Little mousie, squeak! squeak! squeak!

Knock! Knock! Who’s at the door?
Boom! boom! boom! It’s a dinosaur!

Knock! Knock! Who is that?
It’s a drummer—rat-a-tat-tat!

Knock! Knock! Guess who?
Baby crying—boo-hoo-hoo!

Knock! Knock! Who’s there?
Grrr! Grrr! It’s a grizzly bear!

Knock! Knock! Who can it be?
It’s a cowboy—How-dy!

Knock! Knock! Who’s there?
Granny in her underwear! (or rocking chair if it’s less scandalous)

Knock! Knock! Who’s at the door?
Big strong lion—roar! roar!

Knock! Knock! Guess who?
Opera singer—la da de do!

Knock! Knock! Who is that?
Purr, purr, my big fat cat!

Knock! Knock! Guess who?
Mr. Robot—Hello. How are you.

Knock! Knock! Who can it be?
A librarian—shhh! Quiet please!

Peek a Boo Class Book

Let children come up with their own “knock, knock” rhymes. Write the first line on the front of a 3″x 5″ index card. Tape at the top to a sheet of paper and then have the children draw the answer to the rhyme underneath.

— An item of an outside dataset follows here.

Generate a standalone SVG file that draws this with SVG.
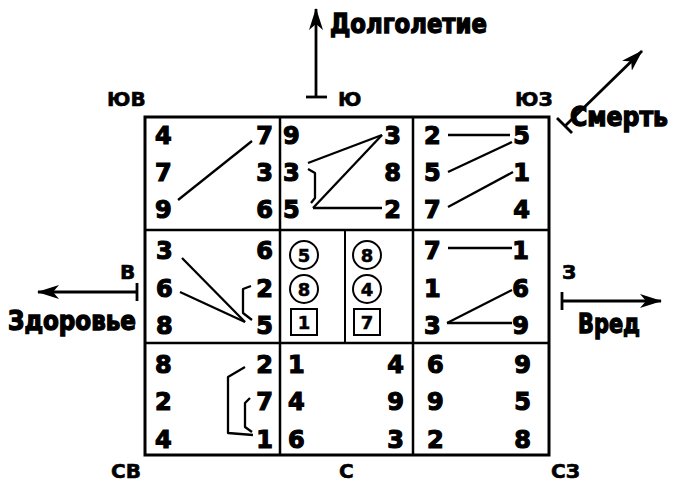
<svg xmlns="http://www.w3.org/2000/svg" width="688" height="482" viewBox="0 0 688 482">
<style>
.d{font-family:"DejaVu Sans","Liberation Sans",sans-serif;font-weight:bold;font-size:24px;fill:#000;stroke:#000;stroke-width:1.2}
.r{text-anchor:end}
.s{font-family:"DejaVu Sans","Liberation Sans",sans-serif;font-weight:bold;font-size:18px;fill:#000;stroke:#000;stroke-width:0.5;text-anchor:middle}
.lab{font-family:"DejaVu Sans","Liberation Sans",sans-serif;font-weight:bold;font-size:20px;fill:#000;stroke:#000;stroke-width:0.6}
.big{font-family:"DejaVu Sans Condensed","DejaVu Sans",sans-serif;font-weight:bold;font-size:27px;fill:#000;stroke:#000;stroke-width:1.3}
.ln{stroke:#000;stroke-width:2.3;fill:none;stroke-linejoin:round}
.ar{stroke:#000;stroke-width:2.8;fill:none}
</style>
<defs>
<marker id="ah" viewBox="0 0 22 14" refX="21" refY="7" markerWidth="22" markerHeight="14" markerUnits="userSpaceOnUse" orient="auto">
<path d="M0,0 L22,7 L0,14 L6,7 z" fill="#000"/>
</marker>
</defs>
<g id="grid">
<rect x="145" y="117" width="404" height="338" fill="#fff" stroke="#000" stroke-width="3"/>
<line x1="280" y1="117" x2="280" y2="455" stroke="#000" stroke-width="2.5"/>
<line x1="413" y1="117" x2="413" y2="455" stroke="#000" stroke-width="2.5"/>
<line x1="145" y1="230" x2="549" y2="230" stroke="#000" stroke-width="2.5"/>
<line x1="145" y1="343" x2="549" y2="343" stroke="#000" stroke-width="2.5"/>
</g>
<g id="cell-se">
<text class="d" x="155" y="144">4</text><text class="d" x="155" y="181">7</text><text class="d" x="155" y="218">9</text>
<text class="d r" x="273" y="144">7</text><text class="d r" x="273" y="181">3</text><text class="d r" x="273" y="218">6</text>
</g>
<g id="cell-s">
<text class="d" x="283" y="144">9</text><text class="d" x="283" y="181">3</text><text class="d" x="283" y="218">5</text>
<text class="d r" x="401" y="144">3</text><text class="d r" x="401" y="181">8</text><text class="d r" x="401" y="218">2</text>
</g>
<g id="cell-sw">
<text class="d" x="424" y="144">2</text><text class="d" x="424" y="181">5</text><text class="d" x="424" y="218">7</text>
<text class="d r" x="530" y="144">5</text><text class="d r" x="530" y="181">1</text><text class="d r" x="530" y="218">4</text>
</g>
<g id="cell-e">
<text class="d" x="156" y="259">3</text><text class="d" x="156" y="297">6</text><text class="d" x="156" y="334">8</text>
<text class="d r" x="273" y="259">6</text><text class="d r" x="273" y="297">2</text><text class="d r" x="273" y="334">5</text>
</g>
<g id="cell-center">
<line x1="345" y1="230" x2="345" y2="343" stroke="#000" stroke-width="2"/>
<circle cx="304" cy="255" r="14" fill="none" stroke="#000" stroke-width="2"/>
<circle cx="304" cy="289" r="14" fill="none" stroke="#000" stroke-width="2"/>
<rect x="291" y="309" width="26" height="26" fill="none" stroke="#000" stroke-width="2"/>
<circle cx="367" cy="255" r="14" fill="none" stroke="#000" stroke-width="2"/>
<circle cx="367" cy="289" r="14" fill="none" stroke="#000" stroke-width="2"/>
<rect x="354" y="309" width="26" height="26" fill="none" stroke="#000" stroke-width="2"/>
<text class="s" x="304" y="261.5">5</text><text class="s" x="304" y="295.5">8</text><text class="s" x="304" y="328.5">1</text>
<text class="s" x="367" y="261.5">8</text><text class="s" x="367" y="295.5">4</text><text class="s" x="367" y="328.5">7</text>
</g>
<g id="cell-w">
<text class="d" x="424" y="259">7</text><text class="d" x="424" y="297">1</text><text class="d" x="424" y="334">3</text>
<text class="d r" x="529" y="259">1</text><text class="d r" x="529" y="297">6</text><text class="d r" x="529" y="334">9</text>
</g>
<g id="cell-ne">
<text class="d" x="155" y="373">8</text><text class="d" x="155" y="410">2</text><text class="d" x="155" y="448">4</text>
<text class="d r" x="273" y="373">2</text><text class="d r" x="273" y="410">7</text><text class="d r" x="273" y="448">1</text>
</g>
<g id="cell-n">
<text class="d" x="288" y="373">1</text><text class="d" x="288" y="410">4</text><text class="d" x="288" y="448">6</text>
<text class="d r" x="404" y="373">4</text><text class="d r" x="404" y="410">9</text><text class="d r" x="404" y="448">3</text>
</g>
<g id="cell-nw">
<text class="d" x="427" y="373">6</text><text class="d" x="427" y="410">9</text><text class="d" x="427" y="448">2</text>
<text class="d r" x="531" y="373">9</text><text class="d r" x="531" y="410">5</text><text class="d r" x="531" y="448">8</text>
</g>
<g id="connectors">
<line class="ln" x1="178" y1="200" x2="252" y2="141"/>
<line class="ln" x1="308" y1="163" x2="382" y2="135"/>
<line class="ln" x1="313" y1="208" x2="382" y2="135"/>
<line class="ln" x1="313" y1="208" x2="382" y2="208"/>
<polyline class="ln" points="308,169 315,173 315,198 311,203"/>
<line class="ln" x1="448" y1="135" x2="510" y2="135"/>
<line class="ln" x1="448" y1="172" x2="512" y2="142"/>
<line class="ln" x1="448" y1="207" x2="513" y2="172"/>
<line class="ln" x1="182" y1="258" x2="245" y2="322"/>
<line class="ln" x1="180" y1="292" x2="245" y2="322"/>
<polyline class="ln" points="251,286 243,289 243,313 252,320"/>
<line class="ln" x1="448" y1="248" x2="512" y2="248"/>
<line class="ln" x1="447" y1="323" x2="512" y2="290"/>
<line class="ln" x1="447" y1="323" x2="512" y2="323"/>
<polyline class="ln" points="245,367 228,377 228,433 253,435"/>
<polyline class="ln" points="250,398 245,403 245,427 252,432"/>
<line class="ar" x1="316" y1="97" x2="316" y2="9" marker-end="url(#ah)"/>
<line class="ar" x1="306" y1="97" x2="327" y2="97"/>
<line class="ar" x1="565" y1="126" x2="642" y2="51" marker-end="url(#ah)"/>
<line class="ar" x1="557" y1="118" x2="572" y2="133"/>
<line class="ar" x1="137" y1="292" x2="38" y2="292" marker-end="url(#ah)"/>
<line class="ar" x1="137" y1="283" x2="137" y2="301"/>
<line class="ar" x1="562" y1="301" x2="661" y2="301" marker-end="url(#ah)"/>
<line class="ar" x1="562" y1="292" x2="562" y2="310"/>
</g>
<g id="labels">
<text class="lab" x="107" y="106">ЮВ</text>
<text class="lab" x="338" y="106">Ю</text>
<text class="lab" x="515" y="106">ЮЗ</text>
<text class="lab" x="120" y="279">В</text>
<text class="lab" x="562" y="279">З</text>
<text class="lab" x="111" y="478">СВ</text>
<text class="lab" x="339" y="478">С</text>
<text class="lab" x="551" y="478">СЗ</text>
<text class="big" x="330" y="33" textLength="157" lengthAdjust="spacingAndGlyphs">Долголетие</text>
<text class="big" x="570" y="126" textLength="98" lengthAdjust="spacingAndGlyphs">Смерть</text>
<text class="big" x="8" y="330" textLength="128" lengthAdjust="spacingAndGlyphs">Здоровье</text>
<text class="big" x="578" y="333" textLength="62" lengthAdjust="spacingAndGlyphs">Вред</text>
</g>
</svg>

                                                          

Question Stick Picks

You will need a jumbo craft stick for each student for this strategy. Color one end of the stick green and one end red as shown. Have children write their name in the middle. Put the sticks in a can with the red end on the bottom. Ask a question, and then twirl the can around to give students “thinking time.” Pull a stick out and that child gets to answer the question. Put their stick back in the can with the green on the bottom. When all the sticks are red on top, turn them over and start again.

Hint! If a child doesn’t know the answer, let them phone a friend or ask the audience.

Phone a friend – They get to pretend to call a classmate to help them.

Ask the audience – The rest of the class answers in unison.

DF6483D8-51C7-410D-B209-82321D59A4CD.JPG

Name Ring

Write children’s names on 8” sentence strips, punch a hole, and attach to a book ring. Use the ring to randomly call on children to answer questions, to line up, to do a special job, and so forth.

IMG_1317.JPG

You could also use the name ring as you sing name songs.